ADVERTISED_LISTENER_URL = "tcp://${FLY_APP_NAME}.flycast:9092/"
CLUSTER_ID = "tansu-fly-tigris"
STORAGE_ENGINE = "s3://${BUCKET_NAME}"

The ${FLY_APP_NAME} is part of the environment that all fly machines have. We advertise our address as tcp://${FLY_APP_NAME}.flycast:9092/. This is a flycast private IPv6 address that we allocate to connect with the Tansu brokers using:

fly ips allocate-v6 --private

Finally, deploy the application onto fly with:

fly deploy

Start an interactive shell using the Apache Kafka® Java client to connect to Tansu:

fly machine run --shell apache/kafka:3.9.0

Create a test topic, note that our bootstrap-server is ${FLY_APP_NAME}.flycast:9092 using the flycast address allocated earlier:

/opt/kafka/bin/kafka-topics.sh \
  --bootstrap-server ${FLY_APP_NAME}.flycast:9092 \
  --partitions=3 \
  --replication-factor=1 \
  --create \
  --topic test

A demo, isn't a demo without a Hello World!. Lets produce a message:

echo "hello world" | \
/opt/kafka/bin/kafka-console-producer.sh \
  --bootstrap-server ${FLY_APP_NAME}.flycast:9092 \
  --topic test

Fetch a message, using a consumer group, expect a short delay while the group is formed:

/opt/kafka/bin/kafka-console-consumer.sh \
  --bootstrap-server ${FLY_APP_NAME}.flycast:9092 \
  --consumer-property fetch.max.wait.ms=15000 \
  --group test-consumer-group \
  --topic test \
  --from-beginning \
  --property print.timestamp=true \
  --property print.key=true \
  --property print.offset=true \
  --property print.partition=true \
  --property print.headers=true \
  --property print.value=true

The consumer should output:

CreateTime:SOME_TIME	Partition:1	Offset:0	NO_HEADERS	null	hello world

Hit ^C a couple of times to exit the consumer.

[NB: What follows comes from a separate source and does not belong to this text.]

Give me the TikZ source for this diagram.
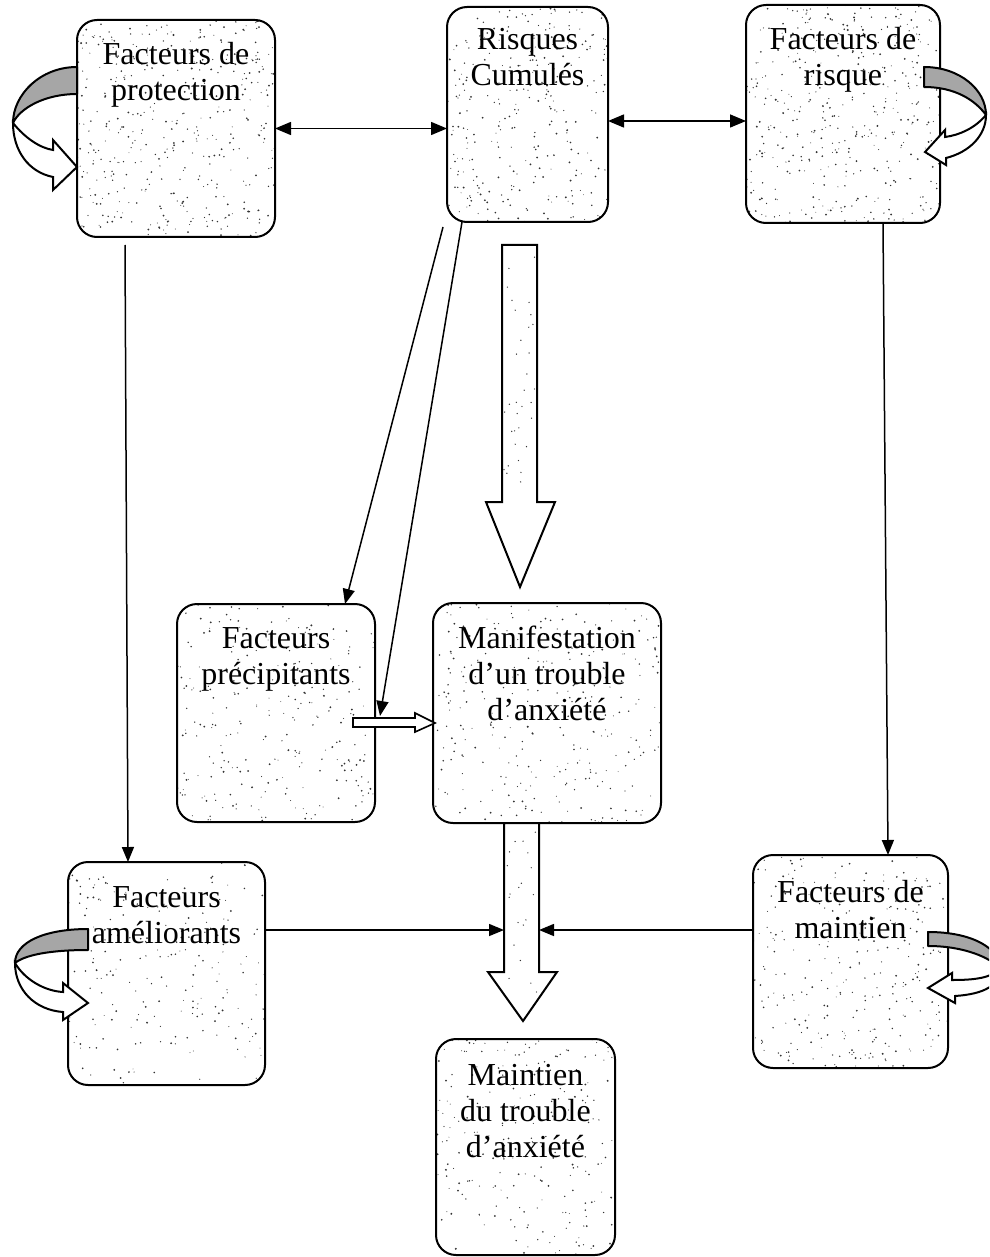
\documentclass[tikz,border=0pt]{standalone}
\usepackage{fontspec}
\setmainfont{Liberation Serif}
\usetikzlibrary{arrows.meta,calc}
\newcommand\boxlines[1]{\begin{tabular}[t]{@{}c@{}}#1\end{tabular}}
\newcommand\speckbox[5]{%
  \begin{scope}
    \clip[rounded corners=20pt] (#1,#2) rectangle (#3,#4);
    \foreach \k in {1,...,#5}{%
      \pgfmathsetmacro\sx{#1+rnd*(#3-#1)}%
      \pgfmathsetmacro\sy{#2+rnd*(#4-#2)}%
      \pgfmathsetmacro\sr{0.45+0.6*rnd}%
      \fill[speck] (\sx,\sy) circle[radius=\sr];
    }
  \end{scope}}
\tikzset{
  box/.style={draw=black, line width=2pt, rounded corners=20pt, inner sep=0pt, outer sep=0pt},
  lbl/.style={font=\fontsize{32}{36}\selectfont, anchor=base, inner sep=0pt},
  conn/.style={line width=1.5pt, -{Triangle[length=15pt,width=12pt]}},
  dconn/.style={line width=1.5pt, {Triangle[length=16pt,width=13pt]}-{Triangle[length=16pt,width=13pt]}},
  blockarrow/.style={draw=black, line width=2pt, fill=white, line join=miter},
  curlback/.style={draw=black, line width=2pt, fill=black!35, line join=round},
  curlfront/.style={draw=black, line width=2pt, fill=white, line join=miter},
  speck/.style={fill=black!80},
}
\begin{document}
\begin{tikzpicture}[x=1pt,y=-1pt]
\useasboundingbox (0,0) rectangle (989,1257);
\clip (0,0) rectangle (989,1257);
\fill[white] (0,0) rectangle (989,1257);
\pgfmathsetseed{4242}

% speckle texture
\speckbox{77}{20}{275}{237}{420}
\speckbox{447}{7}{608}{222}{300}
\speckbox{746}{5}{940}{223}{420}
\speckbox{177}{604}{375}{822}{260}
\speckbox{433}{603}{661}{823}{300}
\speckbox{68}{862}{265}{1085}{220}
\speckbox{753}{855}{948}{1068}{300}
\speckbox{436}{1039}{615}{1255}{230}

% boxes
\node[box, minimum width=198pt, minimum height=217pt] (prot) at (176,128.5) {};
\node[box, minimum width=161pt, minimum height=215pt] (risq) at (527.5,114.5) {};
\node[box, minimum width=194pt, minimum height=218pt] (risk) at (843,114) {};
\node[box, minimum width=198pt, minimum height=218pt] (prec) at (276,713) {};
\node[box, minimum width=228pt, minimum height=220pt] (manif) at (547,713) {};
\node[box, minimum width=197pt, minimum height=223pt] (amel) at (166.5,973.5) {};
\node[box, minimum width=195pt, minimum height=213pt] (maint) at (850.5,961.5) {};
\node[box, minimum width=179pt, minimum height=216pt] (mdt) at (525.5,1147) {};

% labels
\node[lbl] (prot-t) at (176,65) {\boxlines{Facteurs de\\protection}};
\node[lbl] (risq-t) at (527.5,50) {\boxlines{Risques\\Cumulés}};
\node[lbl] (risk-t) at (843,50) {\boxlines{Facteurs de\\risque}};
\node[lbl] (prec-t) at (276,648) {\boxlines{Facteurs\\précipitants}};
\node[lbl] (manif-t) at (547,648) {\boxlines{Manifestation\\d’un trouble\\d’anxiété}};
\node[lbl] (amel-t) at (166.5,907) {\boxlines{Facteurs\\améliorants}};
\node[lbl] (maint-t) at (850.5,902) {\boxlines{Facteurs de\\maintien}};
\node[lbl] (mdt-t) at (525.5,1085) {\boxlines{Maintien\\du trouble\\d’anxiété}};

% block arrows
\draw[blockarrow] (502,245) -- (537,245) -- (537,502) -- (555,502) -- (520,587) -- (486,502) -- (502,502) -- cycle;
\draw[blockarrow] (504,823) -- (539,823) -- (539,972) -- (557,972) -- (523,1021) -- (488,972) -- (504,972) -- cycle;
\begin{scope}
  \clip (502,245) rectangle (537,502);
  \foreach \k in {1,...,45}{\pgfmathsetmacro\sx{504+rnd*31}\pgfmathsetmacro\sy{248+rnd*330}\fill[speck] (\sx,\sy) circle[radius=0.7];}
\end{scope}
\begin{scope}
  \clip (504,825) rectangle (539,1000);
  \foreach \k in {1,...,20}{\pgfmathsetmacro\sx{507+rnd*30}\pgfmathsetmacro\sy{828+rnd*170}\fill[speck] (\sx,\sy) circle[radius=0.7];}
\end{scope}
\draw[blockarrow, line width=1.6pt] (353,718) -- (415,718) -- (415,713) -- (435,723) -- (415,732) -- (415,727) -- (353,727) -- cycle;

% connector anchor points
\coordinate (p1) at (125,245);
\coordinate (r1) at (443,227);
\coordinate (h1) at (380,716);
\coordinate (ba2l) at (504,930);
\coordinate (ba2r) at (539,930);

% connectors
\draw[dconn] (prot.east) -- (prot.east -| risq.west);
\draw[dconn] ([yshift=-6.5pt]risq.east) -- ([yshift=-6.5pt]risq.east -| risk.west);
\draw[conn] (p1) -- ([xshift=-38.5pt]amel.north);
\draw[conn] ([xshift=40pt]risk.south) -- ([xshift=37.5pt]maint.north);
\draw[conn] (r1) -- ([xshift=69pt]prec.north);
\draw[conn] ([xshift=15pt]risq.south west) -- (h1);
\draw[conn] ([yshift=43.5pt]amel.east) -- (ba2l);
\draw[conn] ([yshift=31.5pt]maint.west) -- (ba2r);

% curved self arrows
% protection (left)
\draw[curlback] (77,67) .. controls (40,67) and (13,95) .. (13,123) .. controls (20,108) and (45,94) .. (77,94) -- cycle;
\draw[curlfront] (13,123) .. controls (25,138) and (40,148) .. (53,150) -- (53,140) -- (77,167) -- (53,190) -- (53,177) .. controls (28,172) and (13,150) .. (13,123) -- cycle;
% ameliorants (left)
\draw[curlback] (88,929) .. controls (45,929) and (15,942) .. (15,963) .. controls (25,955) and (50,950) .. (88,950) -- cycle;
\draw[curlfront] (15,963) .. controls (25,980) and (45,991) .. (63,992) -- (63,983) -- (88,1003) -- (63,1020) -- (63,1012) .. controls (35,1010) and (15,990) .. (15,963) -- cycle;
% risque (right)
\draw[curlback] (924,67) .. controls (960,67) and (986,90) .. (986,115) .. controls (975,100) and (955,87) .. (924,87) -- cycle;
\draw[curlfront] (986,115) .. controls (975,128) and (960,135) .. (945,137) -- (945,130) -- (925,152) -- (946,165) -- (946,158) .. controls (970,152) and (986,135) .. (986,115) -- cycle;
% maintien (right)
\draw[curlback] (928,932) .. controls (975,932) and (1000,950) .. (1000,968) .. controls (990,958) and (965,946) .. (928,946) -- cycle;
\draw[curlfront] (1000,968) .. controls (992,978) and (975,980) .. (952,980) -- (952,973) -- (928,988) -- (955,1003) -- (955,996) .. controls (985,994) and (1000,985) .. (1000,968) -- cycle;
\end{tikzpicture}
\end{document}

If you wait a minute or so, the Tansu brokers will scaling to zero shutting down automatically. The brokers are stateless, without the overhead of distributed consensus. All data is persisted in S3 using optimistic concurrency control, made possible with conditional write support, offered by most S3 vendors.

You can verify whether the brokers are still running using:

fly machines ls

Checking that they're all stopped. If you now run:

/opt/kafka/bin/kafka-topics.sh --bootstrap-server ${FLY_APP_NAME}.flycast:9092 --list

A broker will automatically restart to handle this request scaling back up from zero. There is a short delay while waiting for the broker to become ready. In environments where such a delay isn't acceptable, scaling to one may be appropriate (using fly scale). Brokers can also run in multiple regions without overhead because they are stateless.

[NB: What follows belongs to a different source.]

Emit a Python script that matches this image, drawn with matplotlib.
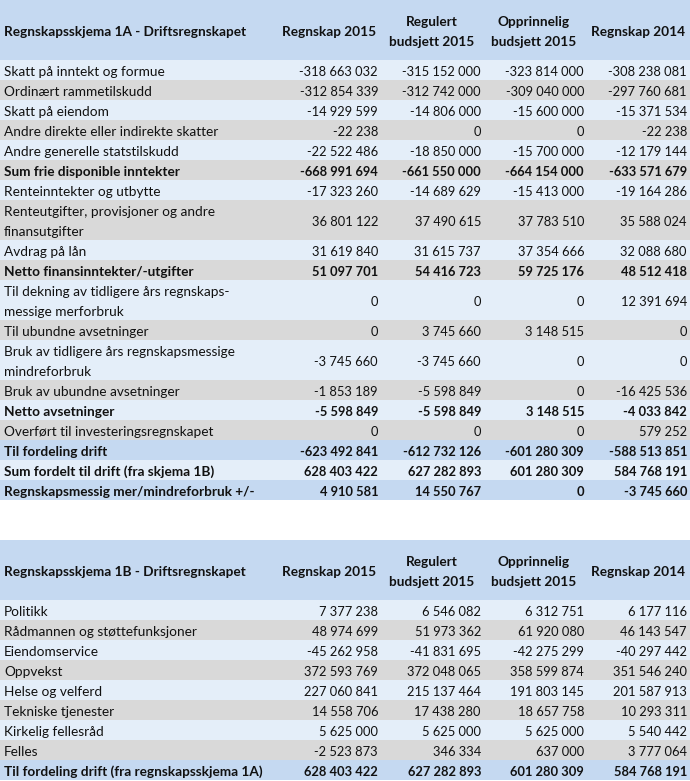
import matplotlib.pyplot as plt
from matplotlib.patches import Rectangle

# Kolonneoverskrifter
kolonner = ['Regnskap 2015', 'Regulert\nbudsjett 2015', 'Opprinnelig\nbudsjett 2015', 'Regnskap 2014']

# Regnskapsskjema 1A
tittel_1a = 'Regnskapsskjema 1A - Driftsregnskapet'
poster_1a = [
    'Skatt på inntekt og formue',
    'Ordinært rammetilskudd',
    'Skatt på eiendom',
    'Andre direkte eller indirekte skatter',
    'Andre generelle statstilskudd',
    'Sum frie disponible inntekter',
    'Renteinntekter og utbytte',
    'Renteutgifter, provisjoner og andre\nfinansutgifter',
    'Avdrag på lån',
    'Netto finansinntekter/-utgifter',
    'Til dekning av tidligere års regnskaps-\nmessige merforbruk',
    'Til ubundne avsetninger',
    'Bruk av tidligere års regnskapsmessige\nmindreforbruk',
    'Bruk av ubundne avsetninger',
    'Netto avsetninger',
    'Overført til investeringsregnskapet',
    'Til fordeling drift',
    'Sum fordelt til drift (fra skjema 1B)',
    'Regnskapsmessig mer/mindreforbruk +/-',
]
regnskap_2015_1a = [-318663032, -312854339, -14929599, -22238, -22522486, -668991694,
                    -17323260, 36801122, 31619840, 51097701, 0, 0, -3745660, -1853189,
                    -5598849, 0, -623492841, 628403422, 4910581]
regulert_2015_1a = [-315152000, -312742000, -14806000, 0, -18850000, -661550000,
                    -14689629, 37490615, 31615737, 54416723, 0, 3745660, -3745660, -5598849,
                    -5598849, 0, -612732126, 627282893, 14550767]
opprinnelig_2015_1a = [-323814000, -309040000, -15600000, 0, -15700000, -664154000,
                       -15413000, 37783510, 37354666, 59725176, 0, 3148515, 0, 0,
                       3148515, 0, -601280309, 601280309, 0]
regnskap_2014_1a = [-308238081, -297760681, -15371534, -22238, -12179144, -633571679,
                    -19164286, 35588024, 32088680, 48512418, 12391694, 0, 0, -16425536,
                    -4033842, 579252, -588513851, 584768191, -3745660]
fete_1a = ['Sum frie disponible inntekter', 'Netto finansinntekter/-utgifter', 'Netto avsetninger',
           'Til fordeling drift', 'Sum fordelt til drift (fra skjema 1B)',
           'Regnskapsmessig mer/mindreforbruk +/-']
markerte_1a = ['Til fordeling drift', 'Regnskapsmessig mer/mindreforbruk +/-']
lyse_1a = ['Sum fordelt til drift (fra skjema 1B)']

# Regnskapsskjema 1B
tittel_1b = 'Regnskapsskjema 1B - Driftsregnskapet'
poster_1b = [
    'Politikk',
    'Rådmannen og støttefunksjoner',
    'Eiendomservice',
    'Oppvekst',
    'Helse og velferd',
    'Tekniske tjenester',
    'Kirkelig fellesråd',
    'Felles',
    'Til fordeling drift (fra regnskapsskjema 1A)',
]
regnskap_2015_1b = [7377238, 48974699, -45262958, 372593769, 227060841, 14558706, 5625000, -2523873, 628403422]
regulert_2015_1b = [6546082, 51973362, -41831695, 372048065, 215137464, 17438280, 5625000, 346334, 627282893]
opprinnelig_2015_1b = [6312751, 61920080, -42275299, 358599874, 191803145, 18657758, 5625000, 637000, 601280309]
regnskap_2014_1b = [6177116, 46143547, -40297442, 351546240, 201587913, 10293311, 5540442, 3777064, 584768191]
fete_1b = ['Til fordeling drift (fra regnskapsskjema 1A)']
markerte_1b = ['Til fordeling drift (fra regnskapsskjema 1A)']
lyse_1b = []

# Farger og mål (piksler)
BLA = '#c5d9f1'
LYS = '#e4eef9'
GRA = '#d9d9d9'
TEKST = '#111111'
RAD_H = 20
TOPP_H = 60
HOYRE = [378, 481, 584, 687]
MIDT = [329, 432, 534, 638]
DY = 1.5  # teksten litt ned i cellen
STR_TEKST = 9.8
STR_TALL = 9.3

plt.rcParams['font.family'] = ['Lato', 'DejaVu Sans']


def fmt(v):
    return f'{v:,}'.replace(',', ' ')


def tegn_tabell(ax, y0, tittel, poster, kolonnedata, fete, markerte, lyse):
    # Overskrift
    ax.add_patch(Rectangle((0, y0), 690, TOPP_H, color=BLA, lw=0))
    ax.text(4, y0 + TOPP_H / 2 + DY, tittel, ha='left', va='center', fontsize=STR_TEKST,
            fontweight='bold', color=TEKST)
    for x, navn in zip(MIDT, kolonner):
        linjer = navn.split('\n')
        start = y0 + TOPP_H / 2 - (len(linjer) - 1) * RAD_H / 2 + DY
        for i, linje in enumerate(linjer):
            ax.text(x, start + i * RAD_H, linje, ha='center', va='center', fontsize=STR_TEKST,
                    fontweight='bold', color=TEKST)

    # Rader
    y = y0 + TOPP_H
    for r, post in enumerate(poster):
        linjer = post.split('\n')
        h = RAD_H * len(linjer)
        if post in markerte:
            farge = BLA
        elif post in lyse:
            farge = LYS
        else:
            farge = LYS if r % 2 == 0 else GRA
        ax.add_patch(Rectangle((0, y), 690, h, color=farge, lw=0))
        vekt = 'bold' if post in fete else 'normal'
        for i, linje in enumerate(linjer):
            ax.text(4, y + RAD_H / 2 + i * RAD_H + DY, linje, ha='left', va='center',
                    fontsize=STR_TEKST, fontweight=vekt, color=TEKST)
        for x, verdier in zip(HOYRE, kolonnedata):
            ax.text(x, y + h / 2 + DY, fmt(verdier[r]), ha='right', va='center',
                    fontsize=STR_TALL, fontweight=vekt, color=TEKST)
        y += h


fig = plt.figure(figsize=(6.9, 7.81), dpi=100)
ax = fig.add_axes([0, 0, 1, 1])
ax.set_xlim(0, 690)
ax.set_ylim(781, 0)
ax.axis('off')

tegn_tabell(ax, 0, tittel_1a, poster_1a,
            [regnskap_2015_1a, regulert_2015_1a, opprinnelig_2015_1a, regnskap_2014_1a],
            fete_1a, markerte_1a, lyse_1a)
tegn_tabell(ax, 540, tittel_1b, poster_1b,
            [regnskap_2015_1b, regulert_2015_1b, opprinnelig_2015_1b, regnskap_2014_1b],
            fete_1b, markerte_1b, lyse_1b)

fig.savefig('out.png', dpi=100)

Tansu uses lightweight from scratch super minimal docker images containing only a static binary (plus some certificates because... SSL!). Our footprint is a few megabytes rather than the hundreds commonly found in docker images. First byte response times start with a lightweight container that can be deployed to a new fly machine as we scale up on demand. Tansu is written in Rust which doesn't have the startup overhead of a language VM runtime or JIT compiler needing to warm up. All of which reminds me of Grace Hopper's nanoseconds:

Grace Murray Hopper: Visualizing Nanoseconds

Licensed under the GNU AGPL, Tansu is written in 100% safe 🦺 async 🚀 Rust 🦀 and is available on GitHub.